Voting has taken place in North Korea in what is being dubbed the world’s most pointless election.
The local elections are the first to be held in the communist dictatorship since Kim Jong-Un came to power in 2011.
But quite how democratic the elections are is not difficult to decipher.
Each ballot paper lists only one candidate in each district, with the decision over who is selected closely overseen by Kim’s party, the Democratic Front for the Reunification of the Fatherland.
Turnout is likely to be high – but that’s because if you are found not have taken part “you and your family are in trouble”, according to NK News.
The last local elections, in 2011, saw a recorded turnout of 99.7 per cent, and a 100 per cent approval rate for candidates, from an electorate spanning 24.9million citizens. The state news agency said those who did not vote were only unable to do so because they had been on the high seas or abroad.
In 2013, Transparency International ranked the hermit state the most corrupt country in the world.
In last year’s elections for the country’s Supreme Assembly, a 100 per cent turnout was recorded and a 100 per cent approval given for the government’s policies, according to the news agency.
North Korea's worst human rights abuses
North Korea's worst human rights abuses
A UN report said that policies leading to mass starvation in North Korea amounted to crimes against humanity. Deaths peaked during the 1990s North Korean famine.
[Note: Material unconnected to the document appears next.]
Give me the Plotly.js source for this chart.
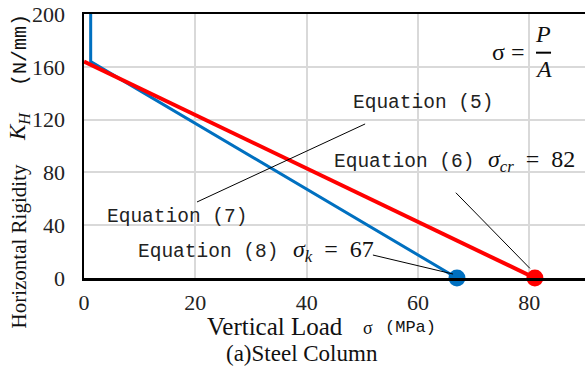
<!DOCTYPE html>
<html>
<head>
<meta charset="utf-8">
<script src="https://cdn.plot.ly/plotly-3.0.1.min.js"></script>
<style>html,body{margin:0;padding:0;background:#fff;}#chart{width:585px;height:368px;}</style>
</head>
<body>
<div id="chart"></div>
<script>
// Data
const eq8X = [1.2, 1.2, 67];      // Equation (8) / blue
const eq8Y = [200, 164, 0];
const eq6X = [0, 81];             // Equation (6) / red
const eq6Y = [164, 0];
const sigmaK = 67;
const sigmaCr = 81;
const sigmaCrLabel = 82;
const xTicks = [0, 20, 40, 60, 80];
const yTicks = [0, 40, 80, 120, 160, 200];

const blue = '#0070C0';
const red = '#FF0000';
const serif = 'Liberation Serif, Times New Roman, serif';
const mono = 'Liberation Mono, Noto Sans CJK JP, monospace';

const traces = [
  {x: eq8X, y: eq8Y, mode: 'lines', line: {color: blue, width: 3}, hoverinfo: 'skip'},
  {x: eq6X, y: eq6Y, mode: 'lines', line: {color: red, width: 4}, hoverinfo: 'skip'},
  {x: [sigmaK], y: [0], mode: 'markers', marker: {color: blue, size: 17}, cliponaxis: false},
  {x: [sigmaCr], y: [0], mode: 'markers', marker: {color: red, size: 17}, cliponaxis: false}
];

function eqText(n) { return 'Equation (' + n + ')'; }
const eqFont = {family: mono, size: 19.5, color: '#222'};
const mathFont = {family: serif, size: 24, color: '#111'};
const sp = '\u2002';

function dataAnn(x, y, text, font, xanchor) {
  return {x: x, y: y, xref: 'x', yref: 'y', xanchor: xanchor || 'left', yanchor: 'middle', text: text, font: font, showarrow: false};
}
// paper-positioned helper using pixel coordinates of the page
function pxAnn(px, py, text, font, angle) {
  return {x: (px - 84) / 501, y: (278 - py) / 264, xref: 'paper', yref: 'paper', xanchor: 'center', yanchor: 'middle',
          text: text, font: font, showarrow: false, textangle: angle || 0};
}

const annotations = [
  dataAnn(48.0, 132.6, eqText(5), eqFont),
  dataAnn(44.6, 88.1, eqText(6), eqFont),
  dataAnn(3.8, 46.4, eqText(7), eqFont),
  dataAnn(9.4, 19.9, eqText(8), eqFont),
  dataAnn(72.2, 89, '<i>σ</i><sub><i>cr</i></sub>' + sp + '=' + sp + sigmaCrLabel, mathFont),
  dataAnn(37.2, 20.5, '<i>σ</i><sub><i>k</i></sub>' + sp + '=' + sp + sigmaK, mathFont),
  dataAnn(73.0, 171.2, 'σ =', mathFont),
  dataAnn(82.5, 184.8, '<i>P</i>', mathFont, 'center'),
  dataAnn(82.5, 158.3, '<i>A</i>', mathFont, 'center'),
  // y axis title pieces
  pxAnn(19, 246.5, 'Horizontal Rigidity', {family: serif, size: 21, color: '#111'}, -90),
  pxAnn(19, 127, '<i>K</i><sub><i>H</i></sub>', {family: serif, size: 23, color: '#111'}, -90),
  pxAnn(20, 50, '(N/mm)', {family: mono, size: 20, color: '#111'}, -90),
  // x axis title pieces
  pxAnn(275, 326, 'Vertical Load', {family: serif, size: 25, color: '#111'}),
  pxAnn(368, 328, 'σ', {family: serif, size: 18, color: '#111'}),
  pxAnn(410, 327, '(MPa)', {family: mono, size: 17, color: '#111'}),
  // caption
  pxAnn(302, 353, '(a)Steel Column', {family: serif, size: 23, color: '#111'})
];

const shapes = [
  {type: 'line', xref: 'x', yref: 'y', x0: 50.5, y0: 116.7, x1: 20.3, y1: 57.6, line: {color: '#000', width: 1}},
  {type: 'line', xref: 'x', yref: 'y', x0: 66.8, y0: 64.6, x1: 80.1, y1: 7.3, line: {color: '#000', width: 1}},
  {type: 'line', xref: 'x', yref: 'y', x0: 51.9, y0: 17.4, x1: 66.3, y1: 3, line: {color: '#000', width: 1}},
  {type: 'line', xref: 'x', yref: 'y', x0: 81.2, y0: 170.7, x1: 83.9, y1: 170.7, line: {color: '#000', width: 2}}
];

const layout = {
  width: 585, height: 368,
  margin: {l: 84, r: 0, t: 14, b: 90},
  paper_bgcolor: '#fff', plot_bgcolor: '#fff',
  showlegend: false,
  xaxis: {range: [0, 90], tickvals: xTicks, ticktext: xTicks.map(String), showgrid: true, gridcolor: '#d9d9d9', gridwidth: 2,
          zeroline: false, showline: true, linecolor: '#000', linewidth: 2.5, mirror: true, ticks: '',
          tickfont: {family: serif, size: 22, color: '#222'}, ticklabelstandoff: 3, fixedrange: true},
  yaxis: {range: [0, 200], tickvals: yTicks, ticktext: yTicks.map(String), showgrid: true, gridcolor: '#d9d9d9', gridwidth: 2,
          zeroline: false, showline: true, linecolor: '#000', linewidth: 2.5, ticks: '',
          tickfont: {family: serif, size: 22, color: '#222'}, ticklabelstandoff: 12, fixedrange: true},
  annotations: annotations,
  shapes: shapes
};

Plotly.newPlot('chart', traces, layout, {staticPlot: true});
</script>
</body>
</html>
Defence minister Hyon Yong Chol is believed to be the latest official executed after falling foul of Kim Jong-un. As well as gruesome public executions, thousands of people have been killed in state 'purges' and for alleged anti-state crimes
Torture is prevalent in prison camps, as well as in police and security service custody.
4/11 Freedom of religion
American missionary Kenneth Bae was one of the many people detained after trying to practice their religion. The DPRK Constitution claims to protect freedom of religion but not if it as alleged of being used a a pretext for 'drawing in foreign forces or for harming the state and social order'. Christianity is frequently considered a political crime
5/11 Freedom of expression
All media is tightly-state controlled and expressing facts of opinions critical of the government or Juche ideology can lead to arrest and imprisonment. As well as being under extensive surveillance, people are encouraged to 'inform' on friends and neighbours
6/11 Freedom of thought
A UN report found that the 'DPRK operates an all-encompassing indoctrination machine which takes root from childhood to propagate an official personality cult and to manufacture absolute obedience to the Supreme Leader, effectively to the exclusion of any independent thought from the official ideology and state propaganda'
7/11 Forced labour
Prisoners are subjected to forced labour in camps, including children as young as five. Some workers are also reportedly being sent abroad to fund the government's projects
8/11 Sexual discrimination
Although women are permitted to serve in the military, their role is restrained by the Juche ideology and the UN reports that 'discrimination against women remains pervasive in all aspects of society'
9/11 Freedom of movement
Freedom of movement is severely restricted within North Korea and very few citizens are allowed to leave the country. Immigrants found in China can be forcible repatriated and punished on their return. The right for foreigners to enter is also severely restricted.
10/11 Prison camps
Many of the worst abuses reported take place at prison camps, some specifically for political crimes. The camps officially do not exist but have been photographed using satellite. Inmates are 'forcibly disappeared' and usually imprisoned until death
11/11 Reproductive rights
Forced abortions have been reported for imprisoned women, often after being raped by guards. Mothers and babies frequently die in childbirth because of a lack of adequate care, often delivering babies unaided at home.
Daniel Pinkston, an analyst with The International Crisis Group in Seoul, says holding the election informs the government of any possible defectors or rebels.
“It is a method of social control that enables the authorities there to confirm the whereabouts of its citizens and to identify any who are not where they are meant to be,” he told The Telegraph.
North Koreans have been asked to donate beautiful valuables to decorate voting booths for today’s vote, the UPI news agency reports.
While students as young as nine are understood to have been required to volunteer for campaigning activities from morning to evening, despite the result being seen as a foregone conclusion.
The pro-Pyongyang Choson Sinbo in Japan has reported that all of North Korea has been "stirred up" ahead of today’s voting and activities which have been occurring at “full throttle” are “elevating the mood of the election”.
Ahead of last year’s elections to the Supreme Assembly, reports that the ballot was not held in secret and opposing votes had to be placed in separate boxes, indicating dissenters, surfaced.
Abstaining or voting ‘no’ are believed to be acts of treason, as is using a red pen to mark the ballot box which is taken to suggest a ‘no’ vote.
The same family has ruled North Korea since it was established as the Democratic People’s Republic of North Korea in 1948 by Kim Jong-Un’s grandfather, Kim Il-Sung.
Kim Il-Sung ruled until his death in 1994, when his role was inherited by his son, Kim Jong-Il, who was the country’s leader until he died in 2011.